Di Balik Pertandingan Timnas Versus Jepang
Hasil pertandingan sudah tidak mengagetkan lagi. Ada yang mengatakan bak langit dan bumi dengan peringkat FIFA di angka dua dan tiga digit. Sejarahnya pun demikian. Pembangunan tim naturalisasi toh belum cukup membantu jika melawan Jepang. Okelah melawan Arab Saudi dan China sebagai bukti keampuhan program itu.
Menarik apa yang menjadi perbincangan di berbagai media percakapan dan media social. Bagaimana perlakukan pemerintah, baca presiden yang memberikan jam mewah dan jamuan makan bersama. Memberikan reward, apresiasi itu baik, bagus, penting, dan memang sudah layak dan sepantasnya. Perlu diingat, jangan sampai bahwa ada pihak-pihak lain yang tidak mendapatkan yang sama, kemudian nglokro.
Perhatian yang Timpang
Beberapa tanggapan terlontar atas aksi presiden itu. Mantan atlet wushu yang memberikan kebanggaan dengan emas Asian Games mengatakan pemerintah tidak adil. Ini pasti bukan sebuah ungkapan iri atau cemburu. Factual memang demikian. Netizen yang menilai iri itu perlu tahu dan ada di pihak si penyuara.
Pun pernah ada sekelompok supporter pemain voli yang   bermain pro di liga Korea menyambut dalam sunyi kepulangannya. Mereka mengeluhkan pemerintah atau federasi yang tidak melakukan apapun. Ini wajar, jauh sebelum kisah rolex tentu saja. Perlakukan yang berbeda.

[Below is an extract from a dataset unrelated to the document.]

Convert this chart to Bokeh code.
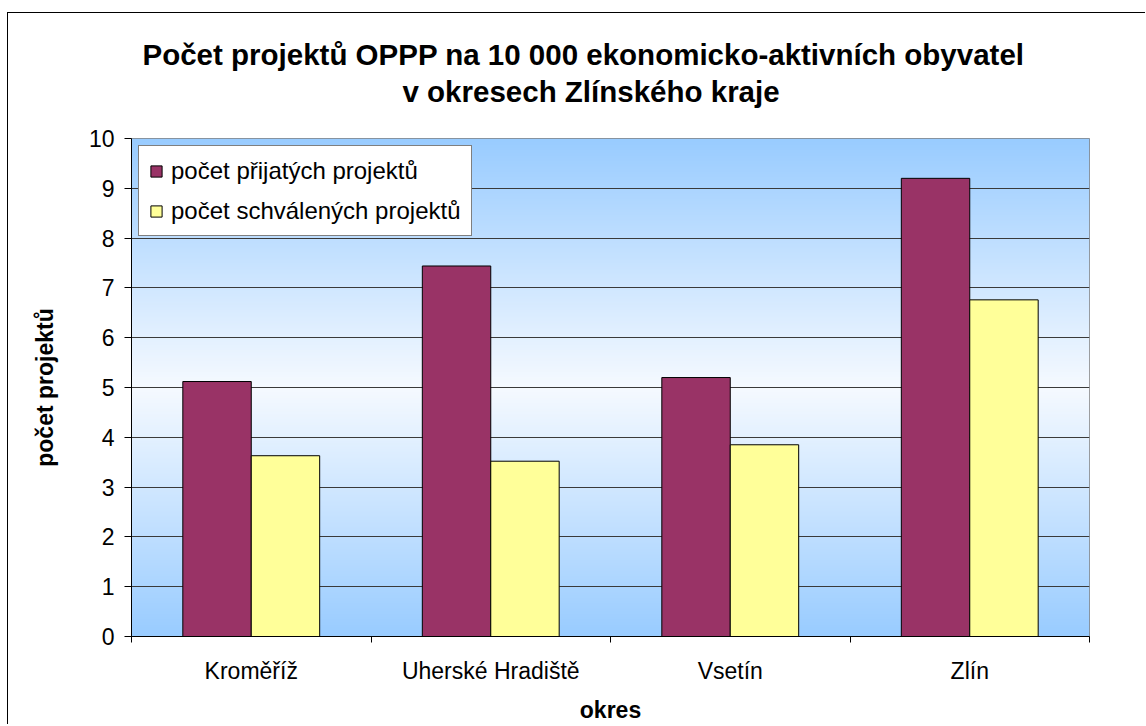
import numpy as np
from bokeh.plotting import figure
from bokeh.models import (ColumnDataSource, Range1d, LinearAxis, FixedTicker, Title)
from bokeh.transform import dodge
from bokeh.embed import file_html
from bokeh.resources import INLINE

# ---- data ----
districts = ["Kroměříž", "Uherské Hradiště", "Vsetín", "Zlín"]
accepted = [5.12, 7.44, 5.20, 9.20]
approved = [3.63, 3.52, 3.85, 6.76]
y_ticks = [0, 1, 2, 3, 4, 5, 6, 7, 8, 9, 10]
series_names = ["počet přijatých projektů", "počet schválených projektů"]
title_lines = ["Počet projektů OPPP na 10 000 ekonomicko-aktivních obyvatel",
               "v okresech Zlínského kraje"]

FONT = "Liberation Sans"

n = len(districts)
centers = [i + 0.5 for i in range(n)]
source = ColumnDataSource(dict(district=districts, xc=centers, accepted=accepted, approved=approved))

p = figure(width=1138, height=712, output_backend="svg", toolbar_location=None,
           x_range=Range1d(0, n), y_range=Range1d(0, 10),
           x_axis_location=None, y_axis_location="left",
           min_border_left=123, min_border_right=57, min_border_top=125, min_border_bottom=89)
# outer chart frame (left and top edges are visible in the reference)
p.styles = {"margin-left": "7px", "margin-top": "12px",
            "border-left": "1px solid #000000", "border-top": "1px solid #000000"}

p.background_fill_color = "white"
p.border_fill_color = "white"
p.outline_line_color = "#808080"
p.outline_line_width = 1

# background gradient (blue at edges, light at centre)
N = 500
v = np.linspace(0, 10, N)
t = np.abs(v - 5) / 5.0
edge = np.array([0x99, 0xCC, 0xFF], dtype=float)
center = np.array([0xF6, 0xFA, 0xFF], dtype=float)
rgb = center[None, :] * (1 - t[:, None]) + edge[None, :] * t[:, None]
img = np.empty((N, 1), dtype=np.uint32)
view = img.view(dtype=np.uint8).reshape((N, 1, 4))
view[:, 0, 0] = rgb[:, 0].astype(np.uint8)
view[:, 0, 1] = rgb[:, 1].astype(np.uint8)
view[:, 0, 2] = rgb[:, 2].astype(np.uint8)
view[:, 0, 3] = 255
p.image_rgba(image=[img], x=0, y=0, dw=n, dh=10, level="image")

# grid
p.xgrid.visible = False
p.ygrid.ticker = FixedTicker(ticks=y_ticks)
p.ygrid.grid_line_color = "#3a3a3a"
p.ygrid.grid_line_width = 1

# bars
bw = 1 / 3.5
p.vbar(x=dodge("xc", -bw / 2), top="accepted", width=bw, source=source,
       fill_color="#993366", line_color="black", line_width=1, legend_label=series_names[0])
p.vbar(x=dodge("xc", bw / 2), top="approved", width=bw, source=source,
       fill_color="#FFFF99", line_color="black", line_width=1, legend_label=series_names[1])

# y axis
ya = p.yaxis[0]
ya.ticker = FixedTicker(ticks=y_ticks)
ya.major_tick_out = 7
ya.major_tick_in = 0
ya.minor_tick_line_color = None
ya.axis_line_color = "black"
ya.major_tick_line_color = "black"
ya.major_label_text_font = FONT
ya.major_label_text_font_size = "23px"
ya.major_label_text_color = "black"
ya.major_label_standoff = 10
ya.axis_label = "počet projektů"
ya.axis_label_text_font = FONT
ya.axis_label_text_font_size = "23px"
ya.axis_label_text_font_style = "bold"
ya.axis_label_text_color = "black"
ya.axis_label_standoff = 28

# x axis: ticks at category boundaries
tick_axis = LinearAxis(ticker=FixedTicker(ticks=list(range(n + 1))),
                       major_tick_out=6, major_tick_in=0, minor_tick_line_color=None,
                       axis_line_color="black", major_tick_line_color="black",
                       major_label_overrides={i: "" for i in range(n + 1)},
                       major_label_text_font_size="1px", major_label_standoff=0)
p.add_layout(tick_axis, "below")

# x axis: category labels
cat_axis = LinearAxis(ticker=FixedTicker(ticks=centers),
                      major_label_overrides={c: d for c, d in zip(centers, districts)},
                      axis_line_color=None, major_tick_line_color=None, minor_tick_line_color=None,
                      major_tick_out=0, major_tick_in=0,
                      major_label_text_font=FONT, major_label_text_font_size="23px",
                      major_label_text_color="black", major_label_standoff=15,
                      axis_label="okres", axis_label_text_font=FONT,
                      axis_label_text_font_size="23px", axis_label_text_font_style="bold",
                      axis_label_text_color="black", axis_label_standoff=10)
p.add_layout(cat_axis, "below")

# titles: spacer nearest the frame, then line 2, then line 1
p.add_layout(Title(text=" ", text_font=FONT, text_font_size="10px", standoff=16), "above")
p.add_layout(Title(text=title_lines[1], align="left", offset=271, standoff=4,
                   text_font=FONT, text_font_size="29.5px", text_font_style="bold",
                   text_color="black"), "above")
p.add_layout(Title(text=title_lines[0], align="left", offset=11, standoff=0,
                   text_font=FONT, text_font_size="29.5px", text_font_style="bold",
                   text_color="black"), "above")

# legend
lg = p.legend[0]
lg.location = "top_left"
lg.margin = 7
lg.padding = 10
lg.spacing = 11
lg.label_height = 29
lg.glyph_width = 14
lg.glyph_height = 14
lg.label_standoff = 8
lg.label_text_font = FONT
lg.label_text_font_size = "24px"
lg.label_text_color = "black"
lg.border_line_color = "black"
lg.border_line_width = 1
lg.background_fill_color = "white"
lg.background_fill_alpha = 1

open("out.html", "w").write(file_html(p, INLINE))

Bidang catur juga memberikan sumbangan kisah, ketika salah satu atletnya berjuang hingga peringkat Sembilan (9) dunia dengan dana sendiri. Bisa dibandingkan tentu saja dengan keberadaan timnas yang jauhhhhhhh banget dari peringkat single digit seperti ini. Masih tiga lho. Benar, tidak appel to apple, namun memberikan Gambaran sepak bola itu belum apa-apa dengan capaian. Apalagi jika bicara mengenai anggaran yang digelontorkan.
Cabang olah raga lain ada dikisaran 30 M berbeda dengan sepak bola yang mencapai 200 M. Jangan bicara mereka tontonan rakyat, namun bagaimana prestasilah yang harusnya menjadi ukuran pembeayaan dan apresiasi. Miris kan, jika karena kesenangan kemudian dibeayai banyak, meskipun zonk, dan yang berprestasi malah harus mengais-kais sendiri? Di mana negara hadir jika demikian itu?
Identik dengan Politik
Ada rekan yang mengatakan, ketika merespon mengapa Irene Iskandar harus bayar mahal untuk meningkatkan peringkatnya, karena penduduk Indonesia tidak nonton catur. Memang benar, nah, ini menarik. Bola yang sangat banyak pecintanya, judinya juga, televisi juga, namun nirprestasi, gelontoran anggaran dan dana melimpah.